Sample transfer METS file

Original Dataverse study retrieved through API call:

  • dataset.json (a JSON file generated by Dataverse consisting of study-level metadata and information about data files)
  • Study_info.pdf (a non-tabular data file)
  • A zipped bundle consisting of the following:
    • YVR_weather_data.sav (an SPSS SAV file uploaded by the researcher)
    • YVR_weather_data.tab (a TAB file generated from the SPSS SAV file by Dataverse)
    • YVR weather_data.RData (an R file generated from the SPSS SAV file by Dataverse)
    • YVR_weather_data-ddi.xml, YVR_weather_datacitation-endnote.xml, and YVR_weather_datacitation-ris.ris (three metadata files generated for the TAB file by Dataverse)

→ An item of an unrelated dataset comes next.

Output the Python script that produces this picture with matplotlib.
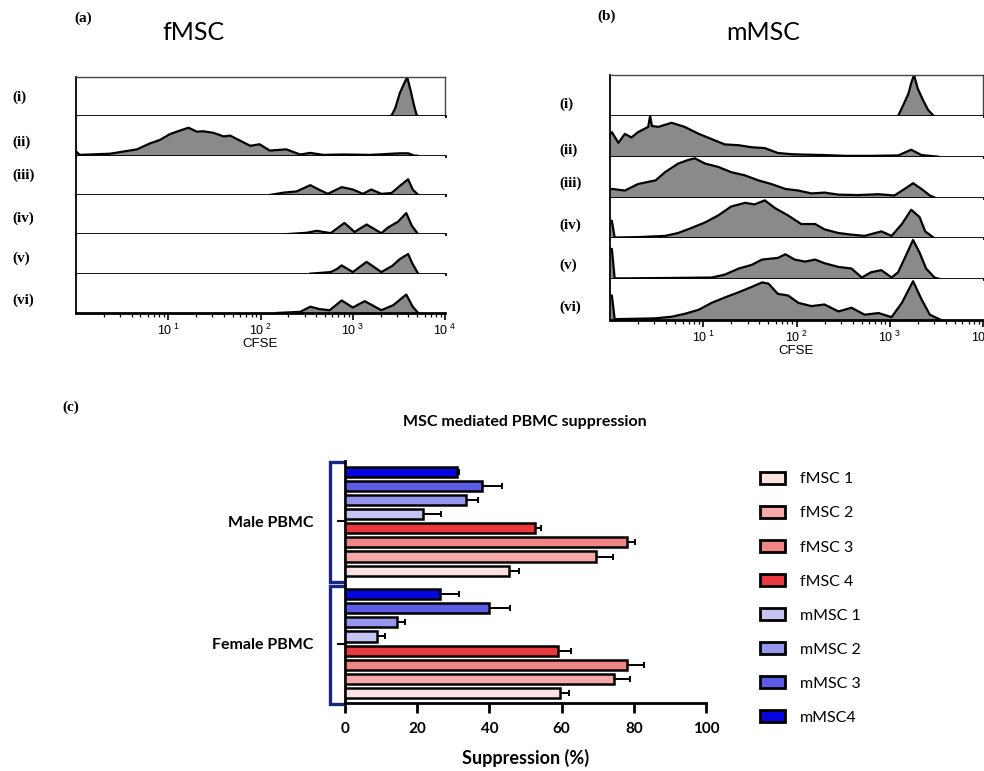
import numpy as np
import matplotlib
matplotlib.use("Agg")
import matplotlib.pyplot as plt
from matplotlib.patches import Patch
from matplotlib.ticker import LogLocator, FixedLocator, NullFormatter
import matplotlib.transforms as mtransforms

# =============================================================================
# DATOS
# =============================================================================
row_labels = ["(i)", "(ii)", "(iii)", "(iv)", "(v)", "(vi)"]

# histogramas CFSE: posicion log10(CFSE) y altura relativa de cada fila
fmsc_x = [
    [3.38, 3.42, 3.46, 3.51, 3.55, 3.59, 3.63, 3.66, 3.69, 3.71],
    [0.0, 0.01, 0.04, 0.37, 0.66, 0.80, 0.91, 1.02, 1.13, 1.22, 1.31, 1.38, 1.49, 1.60,
     1.67, 1.78, 1.89, 1.99, 2.10, 2.28, 2.43, 2.54, 2.68, 2.90, 3.19, 3.51, 3.60, 3.67, 3.70],
    [2.10, 2.25, 2.39, 2.54, 2.63, 2.73, 2.88, 3.00, 3.11, 3.20, 3.31, 3.42, 3.51, 3.60, 3.65, 3.71],
    [2.25, 2.50, 2.61, 2.76, 2.83, 2.91, 3.02, 3.15, 3.31, 3.38, 3.49, 3.58, 3.64, 3.71],
    [2.54, 2.76, 2.83, 2.88, 3.00, 3.15, 3.31, 3.43, 3.51, 3.60, 3.65, 3.71],
    [2.17, 2.43, 2.54, 2.64, 2.75, 2.88, 3.00, 3.13, 3.31, 3.44, 3.58, 3.65, 3.71],
]
fmsc_y = [
    [0, 0.02, 0.20, 0.59, 0.80, 1.0, 0.63, 0.32, 0.05, 0],
    [0.09, 0.09, 0.02, 0.05, 0.16, 0.31, 0.40, 0.55, 0.64, 0.71, 0.61, 0.62, 0.58, 0.49,
     0.51, 0.38, 0.25, 0.29, 0.13, 0.16, 0.03, 0.07, 0.02, 0.03, 0.02, 0.06, 0.06, 0.0, 0.0],
    [0, 0.06, 0.09, 0.25, 0.14, 0.03, 0.20, 0.14, 0.03, 0.14, 0.03, 0.05, 0.23, 0.40, 0.14, 0],
    [0.0, 0.04, 0.09, 0.03, 0.15, 0.29, 0.06, 0.25, 0.03, 0.17, 0.32, 0.54, 0.22, 0],
    [0, 0.04, 0.12, 0.21, 0.04, 0.30, 0.04, 0.20, 0.37, 0.50, 0.24, 0],
    [0, 0.03, 0.16, 0.10, 0.07, 0.32, 0.14, 0.30, 0.07, 0.20, 0.47, 0.16, 0],
]

mmsc_x = [
    [3.09, 3.14, 3.20, 3.23, 3.26, 3.30, 3.36, 3.41, 3.47],
    [0.0, 0.02, 0.09, 0.16, 0.23, 0.30, 0.41, 0.43, 0.45, 0.52, 0.66, 0.80, 0.95, 1.09,
     1.23, 1.38, 1.52, 1.66, 1.80, 1.95, 2.09, 2.30, 2.52, 2.80, 3.09, 3.23, 3.34, 3.52],
    [0.0, 0.02, 0.16, 0.30, 0.49, 0.59, 0.73, 0.84, 0.91, 1.02, 1.16, 1.30, 1.45, 1.59,
     1.73, 1.88, 2.02, 2.16, 2.30, 2.45, 2.66, 2.88, 3.05, 3.16, 3.25, 3.34, 3.43, 3.48],
    [0.0, 0.02, 0.05, 0.30, 0.59, 0.73, 0.88, 1.02, 1.16, 1.30, 1.45, 1.55, 1.66, 1.77,
     1.91, 2.05, 2.20, 2.30, 2.45, 2.59, 2.73, 2.91, 3.02, 3.13, 3.23, 3.32, 3.38, 3.48],
    [0.0, 0.02, 0.05, 0.16, 0.66, 1.09, 1.23, 1.38, 1.52, 1.63, 1.80, 1.88, 1.98, 2.09,
     2.20, 2.30, 2.45, 2.59, 2.70, 2.80, 2.91, 3.02, 3.09, 3.18, 3.25, 3.32, 3.39, 3.48, 3.54],
    [0.0, 0.02, 0.05, 0.48, 0.66, 0.80, 0.95, 1.09, 1.23, 1.38, 1.52, 1.63, 1.70, 1.80,
     1.91, 2.02, 2.16, 2.30, 2.45, 2.59, 2.73, 2.88, 3.02, 3.13, 3.25, 3.34, 3.43, 3.55],
]
mmsc_y = [
    [0, 0.24, 0.54, 0.80, 1.0, 0.67, 0.37, 0.15, 0],
    [0.55, 0.60, 0.34, 0.56, 0.47, 0.60, 0.73, 1.0, 0.75, 0.73, 0.83, 0.73, 0.56, 0.43,
     0.30, 0.28, 0.23, 0.21, 0.09, 0.06, 0.05, 0.04, 0.02, 0.02, 0.03, 0.17, 0.04, 0],
    [0.20, 0.21, 0.17, 0.33, 0.42, 0.62, 0.83, 0.92, 0.96, 0.83, 0.75, 0.62, 0.54, 0.42,
     0.33, 0.21, 0.17, 0.10, 0.12, 0.07, 0.06, 0.08, 0.05, 0.21, 0.35, 0.21, 0.05, 0],
    [0.43, 0.43, 0.02, 0.03, 0.06, 0.13, 0.26, 0.39, 0.56, 0.78, 0.87, 0.83, 0.93, 0.74,
     0.56, 0.35, 0.35, 0.22, 0.13, 0.09, 0.06, 0.17, 0.06, 0.35, 0.70, 0.52, 0.17, 0],
    [0.74, 0.74, 0.02, 0.02, 0.03, 0.04, 0.11, 0.26, 0.35, 0.48, 0.52, 0.61, 0.48, 0.43,
     0.48, 0.39, 0.30, 0.26, 0.04, 0.17, 0.22, 0.04, 0.17, 0.61, 0.96, 0.65, 0.26, 0.04, 0],
    [0.60, 0.60, 0.02, 0.04, 0.08, 0.15, 0.25, 0.42, 0.55, 0.68, 0.81, 0.92, 0.89, 0.64,
     0.60, 0.42, 0.34, 0.38, 0.21, 0.30, 0.13, 0.17, 0.07, 0.42, 0.95, 0.51, 0.13, 0],
]

# barras: supresion (%) y error (solo lado positivo)
series = ["fMSC 1", "fMSC 2", "fMSC 3", "fMSC 4", "mMSC 1", "mMSC 2", "mMSC 3", "mMSC4"]
groups = ["Female PBMC", "Male PBMC"]
male_mean = [45.5, 69.6, 78.0, 52.6, 21.6, 33.5, 38.0, 31.0]
male_err = [2.8, 4.7, 2.4, 1.8, 5.0, 3.3, 5.5, 0.6]
female_mean = [59.5, 74.5, 78.0, 59.0, 9.0, 14.4, 39.8, 26.4]
female_err = [2.5, 4.5, 4.9, 3.7, 2.1, 2.1, 5.8, 5.1]
colors = ["#fde2e2", "#f5a9a9", "#f08585", "#e83a3e",
          "#c5c5f3", "#9696ee", "#5c5ce4", "#0606df"]

W, H = 984, 771
fig = plt.figure(figsize=(W / 100, H / 100), dpi=100)

def fx(px):
    return px / W

def fy(py):
    return 1 - py / H

SERIF = ["Liberation Serif", "DejaVu Serif"]
SANS = ["Lato", "DejaVu Sans"]
ARIAL = ["Liberation Sans", "DejaVu Sans"]

# =============================================================================
# PANELES DE HISTOGRAMAS
# =============================================================================
def histo_panel(left, right, top, bottom, xs, ys, label_x, label_ys):
    n = len(xs)
    h = (bottom - top) / n
    for k in range(n):
        ax = fig.add_axes([fx(left), fy(top + (k + 1) * h), fx(right - left), h / H])
        xv = 10 ** np.array(xs[k])
        ax.fill_between(xv, 0, ys[k], color="#8a8a8a", lw=0)
        ax.plot(xv, ys[k], color="black", lw=1.6)
        ax.set_xscale("log")
        ax.set_xlim(1, 1e4)
        ax.set_ylim(0, 1.0)
        ax.set_yticks([])
        for s in ["top", "right"]:
            ax.spines[s].set_visible(k == 0)
            ax.spines[s].set_linewidth(1.0)
            ax.spines[s].set_color("#444444")
        ax.spines["bottom"].set_linewidth(2.0)
        ax.spines["left"].set_linewidth(1.3)
        if k < n - 1:
            ax.set_xticks([])
            ax.xaxis.set_minor_locator(FixedLocator([]))
        else:
            ax.xaxis.set_major_locator(FixedLocator([10, 100, 1000, 10000]))
            ax.set_xticklabels([r"$\mathregular{10^{\ %d}}$" % d for d in range(1, 5)],
                               family=ARIAL, fontsize=9)
            ax.xaxis.set_minor_locator(LogLocator(base=10, subs=np.arange(2, 10), numticks=20))
            ax.xaxis.set_minor_formatter(NullFormatter())
            ax.tick_params(axis="x", which="major", length=5, width=1.2, pad=2)
            ax.tick_params(axis="x", which="minor", length=3, width=0.9)
            ax.set_xlabel("CFSE", family=ARIAL, fontsize=9.5, labelpad=0)
        fig.text(fx(label_x), fy(label_ys[k]), row_labels[k], family=SERIF,
                 fontweight="bold", fontsize=11, va="center", ha="left")

histo_panel(76, 445, 77, 313, fmsc_x, fmsc_y, 12, [97, 142, 175, 218, 258, 300])
histo_panel(610, 983, 75, 320, mmsc_x, mmsc_y, 559, [104, 150, 183, 225, 265, 307])

fig.text(fx(74), fy(18), "(a)", family=SERIF, fontweight="bold", fontsize=11, va="center")
fig.text(fx(597), fy(16), "(b)", family=SERIF, fontweight="bold", fontsize=11, va="center")
fig.text(fx(193), fy(33), "fMSC", family=SANS, fontsize=18, ha="center", va="center")
fig.text(fx(763), fy(32), "mMSC", family=SANS, fontsize=18, ha="center", va="center")

# =============================================================================
# GRAFICO DE BARRAS
# =============================================================================
bx = fig.add_axes([fx(345), fy(703), fx(706 - 345), (703 - 461) / H])
nser = len(series)
group_base = [0.0, 8.65]
means = [female_mean, male_mean]
errs = [female_err, male_err]
for g in range(2):
    pos = group_base[g] + np.arange(nser)
    bx.barh(pos, means[g], height=0.72, color=colors, edgecolor="black", lw=1.8, zorder=3)
    bx.errorbar(means[g], pos, xerr=[np.zeros(nser), errs[g]], fmt="none",
                ecolor="black", elinewidth=1.4, capsize=2.5, capthick=1.4, zorder=2)

bx.set_xlim(0, 100)
bx.set_ylim(-0.7, 16.4)
bx.spines["top"].set_visible(False)
bx.spines["right"].set_visible(False)
bx.spines["left"].set_linewidth(2)
bx.spines["bottom"].set_linewidth(2)
bx.set_xticks(np.arange(0, 101, 20))
bx.tick_params(axis="x", length=7, width=2, pad=7)
for t in bx.get_xticklabels():
    t.set_family(SANS)
    t.set_fontweight("bold")
    t.set_fontsize(11)
centers = [b + (nser - 1) / 2 for b in group_base]
bx.set_yticks(centers)
bx.set_yticklabels(groups, family=SANS, fontweight="bold", fontsize=11.5)
bx.tick_params(axis="y", length=6, width=1.5, pad=17)
bx.set_xlabel("Suppression (%)", family=SANS, fontweight="bold", fontsize=13, labelpad=9)

# corchetes de grupo
tr = mtransforms.blended_transform_factory(bx.transAxes, bx.transData)
x0, x1 = -0.042, -0.006
for b, lo, hi in [(group_base[1], -0.78, 0.69), (group_base[0], -0.75, 0.6)]:
    y_lo = b + lo
    y_hi = b + nser - 1 + hi
    bx.plot([x1, x0, x0, x1], [y_lo, y_lo, y_hi, y_hi], transform=tr,
            color="#1b2580", lw=2.4, clip_on=False, solid_joinstyle="miter")

fig.text(fx(525), fy(422), "MSC mediated PBMC suppression", family=SANS,
         fontweight="bold", fontsize=11.5, ha="center", va="center")
fig.text(fx(62), fy(407), "(c)", family=SERIF, fontweight="bold", fontsize=11, va="center")

handles = [Patch(facecolor=c, edgecolor="black", lw=2) for c in colors]
fig.legend(handles, series, loc="upper left", bbox_to_anchor=(fx(760), fy(472)),
           frameon=False, prop={"family": SANS, "size": 11.5}, handlelength=1.55,
           handleheight=0.75, handletextpad=0.95, labelspacing=1.23, borderpad=0, borderaxespad=0)

fig.savefig("out.png", dpi=100)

Resulting transfer METS file

  • The fileSec in the METS file consists of three file groups, USE="original" (the PDF and SAV files); USE="derivative" (the TAB and R files); and USE="metadata" (the JSON file and the three metadata files from the zipped bundle).
  • All of the files unpacked from the Dataverse bundle have a GROUPID attribute to indicate the relationship between them. If the transfer had consisted of more than one bundle, each set of unpacked files would have its own GROUPID.
  • Three dmdSecs have been generated:
    • dmdSec_1, consisting of a small number of study-level DDI terms
    • dmdSec_2, consisting of an mdRef to the JSON file
    • dmdSec_3, consisting of an mdRef to the DDI XML file
  • In the structMap, dmdSec_1 and dmdSec_2 are linked to the study as a whole, while dmdSec_3 is linked to the TAB file. The endnote and ris files have not been made into dmdSecs because they contain small subsets of metadata which are already captured in dmdSec_1 and the DDI xml file.


METS1G.png
METS2G.png
METS3G.png


Metadata sources for METS file


METS element Information source Notes
ddi:titl json: citation/typeName: "title", value: [value]
ddi:IDNo json: authority, identifier json example: "authority": "10.5072/FK2/", "identifier": "0MOPJM"
ddi:IDNo agency attribute json: protocol json example: "protocol": "doi"
ddi:AuthEntity json: citation/typeName: "authorName"
ddi:distrbtr Config setting in ingest tool
ddi:version date attribute json: "releaseTime"
ddi:version type attribute json: "versionState"
ddi:version json: "versionNumber", "versionMinorNumber"
ddi:restrctn json: "termsOfUse"
fileGrp USE="original" json: datafile Each non-tabular data file is listed as a datafile in the files section. Each TAB file derived by Dataverse for uploaded tabular file formats is also listed as a datafile, with the original file uploaded by the researcher indicated by "originalFileFormat".
fileGrp USE="derivative" All files that are included in a bundle, except for the original file and the metadata files (see below).
fileGrp USE="metadata" Any files with .json or .ris extension, any -ddi.xml files and -endnote.xml files
CHECKSUM json: datafile/"md5": [value]
CHECKSUMTYPE json: datafile/"md5"
GROUPID Generated by ingest tool. Each file unpacked from a bundle is given the same group id.